The 2021 public loan-level Loan Application Register (LAR) data under the Home Mortgage Disclosure Act (HMDA) are now available on the Federal Financial Institutions Examination Council (FFIEC) website.

On March 24, 2022, the FFIEC made available the public loan-level LAR data for approximately 4,316 HMDA filers. To protect consumers’ privacy, the public data are modified. For example, the public LAR discloses the credit scoring model used in the credit decision but not the applicant’s actual score. Similarly, the HMDA field of the property location is not reported. The site allows a user to search for the public LAR of a HMDA filer and download the data in a text file. The Bureau will issue a report later this year analyzing the 2021 data.

The federal banking agencies issue a rulemaking proposal to amend their Uniform Rules of Practice and Procedure.

On April 13, 2022, the Office of the Comptroller of the Currency, the Board, the Federal Deposit Insurance Corporation, and the National Credit Union Administration, published a rulemaking proposal in the Federal Register seeking comment on an interagency proposal to update their regulations governing administrative proceedings for the institutions they supervise. The proposal would update these rules to align them with current practices and to facilitate the use of electronic communications and technology in administrative proceedings. In addition, the Board invited comment on proposed changes to rules that only apply to its administrative proceedings. The comment period closed on June 13, 2022.

The Interagency Task Force on Property Appraisal and Valuation Equity (PAVE) issues an action plan to address property appraisal bias.

On June 1, 2021, President Joseph Biden created the PAVE Task Force composed of 13 federal agencies, including the Board, to address bias in real estate appraisals. On March 23, 2022, the task force issued its “Action Plan to Advance Property Appraisal and Valuation Equity.” The plan recommends various actions to address potential bias in real estate appraisals, including:

The plan is available here.

The Bureau updates its Unfair, Deceptive, or Abusive Acts or Practices (UDAAP) examination manual to address discriminatory practices.

On March 16, 2022, the Bureau announced a change to its UDAAP examination manual for the institutions it supervises to address discrimination across the board in consumer financial products and services. Federal law currently prohibits discrimination on certain prohibited bases in credit transactions (the Equal Credit Opportunity Act) and housing transactions (the Fair Housing Act).
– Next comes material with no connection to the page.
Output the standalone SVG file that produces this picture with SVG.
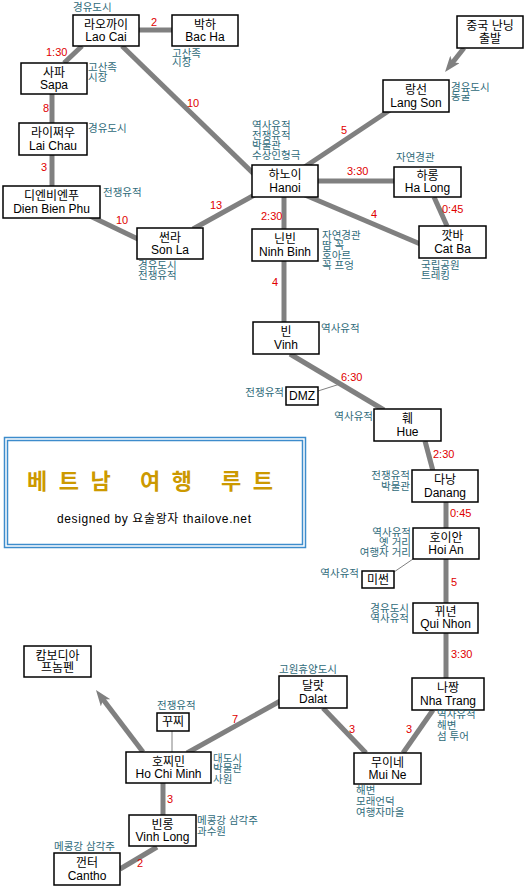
<svg xmlns="http://www.w3.org/2000/svg" width="525" height="889" viewBox="0 0 525 889">
<defs>
<style>
.n rect{fill:#fff;stroke:#000;stroke-width:1.5}
text{font-family:"Liberation Sans","Noto Sans CJK KR",sans-serif}
.t{font-size:12px;text-anchor:middle;fill:#000}
.a{font-size:10.5px;fill:#2f6b7a}
.ar{font-size:10.5px;fill:#2f6b7a;text-anchor:end}
.r{font-size:11px;fill:#e00000}
.e{stroke:#808080;stroke-width:5;fill:none}
.th{stroke:#808080;stroke-width:1;fill:none}
</style>
<marker id="ah" viewBox="0 0 16 12" refX="8" refY="6" markerWidth="16" markerHeight="12" markerUnits="userSpaceOnUse" orient="auto">
<path d="M0,0 L16,6 L0,12 L4,6 z" fill="#808080"/>
</marker>
</defs>
<rect width="525" height="889" fill="#fff"/>

<g id="connectors">
<line class="e" x1="139" y1="30" x2="172" y2="30"/>
<line class="e" x1="82" y1="46" x2="64" y2="63"/>
<line class="e" x1="122" y1="46" x2="258" y2="178"/>
<line class="e" x1="52" y1="94" x2="52" y2="123"/>
<line class="e" x1="52" y1="155" x2="52" y2="186"/>
<line class="e" x1="90" y1="216" x2="140" y2="240"/>
<line class="e" x1="193" y1="229" x2="258" y2="193"/>
<line class="e" x1="390" y1="110" x2="300" y2="170"/>
<line class="e" x1="464" y1="48" x2="450" y2="65.7" marker-end="url(#ah)"/>
<line class="e" x1="318" y1="181" x2="394" y2="181"/>
<line class="e" x1="434" y1="197" x2="447" y2="226"/>
<line class="e" x1="305" y1="195" x2="425" y2="246"/>
<line class="e" x1="284" y1="197" x2="284" y2="229"/>
<line class="e" x1="284" y1="261" x2="284" y2="322"/>
<line class="e" x1="290" y1="354" x2="384" y2="410"/>
<line class="th" x1="318" y1="391" x2="340" y2="384"/>
<line class="e" x1="425" y1="441" x2="433" y2="471"/>
<line class="e" x1="446" y1="502" x2="446" y2="528"/>
<line class="th" x1="394" y1="572" x2="413" y2="559"/>
<line class="e" x1="446" y1="559" x2="446" y2="603"/>
<line class="e" x1="446" y1="633" x2="446" y2="678"/>
<line class="e" x1="433" y1="710" x2="403" y2="753"/>
<line class="e" x1="323" y1="708" x2="366" y2="753"/>
<line class="e" x1="187" y1="753" x2="282" y2="700"/>
<line class="e" x1="143" y1="752" x2="100.8" y2="696.4" marker-end="url(#ah)"/>
<line class="th" x1="172" y1="731" x2="172" y2="752"/>
<line class="e" x1="163" y1="783" x2="163" y2="815"/>
<line class="e" x1="157" y1="847" x2="120" y2="869"/>
</g>

<g id="edge-labels">
<text class="r" x="151" y="26">2</text>
<text class="r" x="46" y="56">1:30</text>
<text class="r" x="187" y="107">10</text>
<text class="r" x="43" y="112">8</text>
<text class="r" x="41" y="171">3</text>
<text class="r" x="116" y="224">10</text>
<text class="r" x="210" y="209">13</text>
<text class="r" x="341" y="134">5</text>
<text class="r" x="347" y="175">3:30</text>
<text class="r" x="442" y="213">0:45</text>
<text class="r" x="371" y="218">4</text>
<text class="r" x="261" y="220">2:30</text>
<text class="r" x="272" y="286">4</text>
<text class="r" x="341" y="381">6:30</text>
<text class="r" x="433" y="458">2:30</text>
<text class="r" x="450" y="517">0:45</text>
<text class="r" x="451" y="586">5</text>
<text class="r" x="451" y="658">3:30</text>
<text class="r" x="349" y="733">3</text>
<text class="r" x="406" y="733">3</text>
<text class="r" x="232" y="723">7</text>
<text class="r" x="167" y="803">3</text>
<text class="r" x="137" y="867">2</text>
</g>

<g id="nanning" class="n"><rect x="457" y="16" width="66" height="32"/><text class="t" x="490" y="30">중국 난닝</text><text class="t" x="490" y="43">출발</text></g>
<g id="laocai" class="n"><rect x="73" y="15" width="66" height="31"/><text class="t" x="106" y="29">라오까이</text><text class="t" x="106" y="41">Lao Cai</text>
<text class="a" x="73" y="11">경유도시</text></g>
<g id="bacha" class="n"><rect x="172" y="15" width="66" height="31"/><text class="t" x="205" y="29">박하</text><text class="t" x="205" y="41">Bac Ha</text>
<text class="a" x="172" y="57">고산족</text><text class="a" x="172" y="66">시장</text></g>
<g id="sapa" class="n"><rect x="21" y="63" width="66" height="31"/><text class="t" x="54" y="77">사파</text><text class="t" x="54" y="89">Sapa</text>
<text class="a" x="88" y="71">고산족</text><text class="a" x="88" y="81">시장</text></g>
<g id="langson" class="n"><rect x="383" y="80" width="66" height="32"/><text class="t" x="416" y="94">랑선</text><text class="t" x="416" y="107">Lang Son</text>
<text class="a" x="451" y="91">경유도시</text><text class="a" x="451" y="100">동굴</text></g>
<g id="laichau" class="n"><rect x="19" y="123" width="68" height="32"/><text class="t" x="53" y="137">라이쩌우</text><text class="t" x="53" y="150">Lai Chau</text>
<text class="a" x="88" y="132">경유도시</text></g>
<g id="hanoi" class="n"><rect x="252" y="165" width="66" height="32"/><text class="t" x="285" y="179">하노이</text><text class="t" x="285" y="192">Hanoi</text>
<text class="a" x="252" y="129">역사유적</text><text class="a" x="252" y="139">전쟁유적</text><text class="a" x="252" y="149">박물관</text><text class="a" x="252" y="159">수상인형극</text></g>
<g id="dienbienphu" class="n"><rect x="3" y="186" width="97" height="32"/><text class="t" x="51.5" y="200">디엔비엔푸</text><text class="t" x="51.5" y="213">Dien Bien Phu</text>
<text class="a" x="103" y="196">전쟁유적</text></g>
<g id="halong" class="n"><rect x="394" y="167" width="67" height="30"/><text class="t" x="427.5" y="180">하롱</text><text class="t" x="427.5" y="192">Ha Long</text>
<text class="a" x="396" y="161">자연경관</text></g>
<g id="sonla" class="n"><rect x="137" y="228" width="66" height="31"/><text class="t" x="170" y="242">썬라</text><text class="t" x="170" y="254">Son La</text>
<text class="a" x="138" y="269">경유도시</text><text class="a" x="138" y="279">전쟁유적</text></g>
<g id="ninhbinh" class="n"><rect x="252" y="229" width="66" height="32"/><text class="t" x="285" y="243">닌빈</text><text class="t" x="285" y="256">Ninh Binh</text>
<text class="a" x="322" y="239">자연경관</text><text class="a" x="322" y="249">땀 꼭</text><text class="a" x="322" y="259">호아르</text><text class="a" x="322" y="269">꼭 프엉</text></g>
<g id="catba" class="n"><rect x="419" y="226" width="67" height="32"/><text class="t" x="452.5" y="240">깟바</text><text class="t" x="452.5" y="253">Cat Ba</text>
<text class="a" x="421" y="269">국립공원</text><text class="a" x="421" y="279">트레킹</text></g>
<g id="vinh" class="n"><rect x="253" y="322" width="66" height="32"/><text class="t" x="286" y="336">빈</text><text class="t" x="286" y="349">Vinh</text>
<text class="a" x="321" y="332">역사유적</text></g>
<g id="dmz" class="n"><rect x="286" y="387" width="32" height="18"/><text class="t" x="302" y="400">DMZ</text>
<text class="ar" x="284" y="396">전쟁유적</text></g>
<g id="hue" class="n"><rect x="374" y="409" width="67" height="32"/><text class="t" x="407.5" y="423">훼</text><text class="t" x="407.5" y="436">Hue</text>
<text class="ar" x="373" y="420">역사유적</text></g>
<g id="danang" class="n"><rect x="412" y="470" width="66" height="32"/><text class="t" x="445" y="484">다낭</text><text class="t" x="445" y="497">Danang</text>
<text class="ar" x="410" y="479">전쟁유적</text><text class="ar" x="410" y="490">박물관</text></g>
<g id="hoian" class="n"><rect x="413" y="528" width="66" height="31"/><text class="t" x="446" y="542">호이안</text><text class="t" x="446" y="554">Hoi An</text>
<text class="ar" x="411" y="536">역사유적</text><text class="ar" x="411" y="546">옛 거리</text><text class="ar" x="411" y="556">여행자 거리</text></g>
<g id="myson" class="n"><rect x="362" y="571" width="32" height="17"/><text class="t" x="378" y="584">미썬</text>
<text class="ar" x="359" y="577">역사유적</text></g>
<g id="quinhon" class="n"><rect x="413" y="603" width="65" height="30"/><text class="t" x="445.5" y="616">뀌년</text><text class="t" x="445.5" y="628">Qui Nhon</text>
<text class="ar" x="409" y="612">경유도시</text><text class="ar" x="409" y="622">역사유적</text></g>
<g id="nhatrang" class="n"><rect x="412" y="678" width="72" height="32"/><text class="t" x="448" y="692">나짱</text><text class="t" x="448" y="705">Nha Trang</text>
<text class="a" x="437" y="718">역사유적</text><text class="a" x="437" y="729">해변</text><text class="a" x="437" y="740">섬 투어</text></g>
<g id="dalat" class="n"><rect x="279" y="676" width="68" height="32"/><text class="t" x="313" y="690">달랏</text><text class="t" x="313" y="703">Dalat</text>
<text class="a" x="279" y="673">고원휴양도시</text></g>
<g id="muine" class="n"><rect x="354" y="753" width="67" height="31"/><text class="t" x="387.5" y="767">무이네</text><text class="t" x="387.5" y="779">Mui Ne</text>
<text class="a" x="356" y="794">해변</text><text class="a" x="356" y="805">모래언덕</text><text class="a" x="356" y="816">여행자마을</text></g>
<g id="cambodia" class="n"><rect x="24" y="646" width="67" height="31"/><text class="t" x="57.5" y="660">캄보디아</text><text class="t" x="57.5" y="672">프놈펜</text></g>
<g id="cuchi" class="n"><rect x="157" y="713" width="32" height="18"/><text class="t" x="173" y="726">꾸찌</text>
<text class="a" x="157" y="709">전쟁유적</text></g>
<g id="hochiminh" class="n"><rect x="126" y="752" width="85" height="31"/><text class="t" x="168.5" y="766">호찌민</text><text class="t" x="168.5" y="778">Ho Chi Minh</text>
<text class="a" x="213" y="762">대도시</text><text class="a" x="213" y="772">박물관</text><text class="a" x="213" y="783">사원</text></g>
<g id="vinhlong" class="n"><rect x="129" y="815" width="67" height="31"/><text class="t" x="162.5" y="829">빈롱</text><text class="t" x="162.5" y="841">Vinh Long</text>
<text class="a" x="197" y="824">메콩강 삼각주</text><text class="a" x="197" y="835">과수원</text></g>
<g id="cantho" class="n"><rect x="54" y="853" width="66" height="32"/><text class="t" x="87" y="867">껀터</text><text class="t" x="87" y="880">Cantho</text>
<text class="a" x="54" y="850">메콩강 삼각주</text></g>

<g id="title">
<rect x="4.5" y="437.5" width="301" height="110" fill="none" stroke="#3d8ccc" stroke-width="1.5"/>
<rect x="7.5" y="440.5" width="295" height="104" fill="none" stroke="#3d8ccc" stroke-width="1.5"/>
<text x="27" y="489" font-size="22" font-weight="bold" fill="#cc9900" textLength="246" lengthAdjust="spacing">베트남 여행 루트</text>
<text x="57" y="523" font-size="12" fill="#000" textLength="194" lengthAdjust="spacing">designed by 요술왕자 thailove.net</text>
</g>
</svg>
The Bureau’s updated examination manual states that discrimination in credit and noncredit products can meet the standard for unfairness under the Consumer Financial Protection Act (CFPA):

“In the course of examining banks’ and other companies’ compliance with consumer protection rules, the CFPB will scrutinize discriminatory conduct that violates the federal prohibition against unfair practices. The CFPB will closely examine financial institutions’ decision-making in advertising, pricing, and other areas to ensure that companies are appropriately testing for and eliminating illegal discrimination.”

Under the CFPA, a practice is unfair if: (1) it causes or is likely to cause substantial injury to consumers, (2) the injury is not reasonably avoidable by consumers, and (3) the injury is not outweighed by countervailing benefits to consumers or to competition. See 12 U.S.C. §5531(c). The revised manual discusses how this test could apply to discriminatory conduct.

The Bureau’s updated examination manual guides its examiners in how to oversee institutions under the Bureau’s supervisory authority, which include banks, thrifts, and credit unions with assets (including affiliates) over $10 billion. The Bureau also supervises certain nonbank companies, including mortgage originators and servicers, payday lenders, private student lenders, and certain larger participants in nonbank financial markets, including automobile finance lenders, consumer reporting agencies, consumer debt collectors, foreign remittance transfer providers, and student loan servicers. See 12 C.F.R. Part 1090.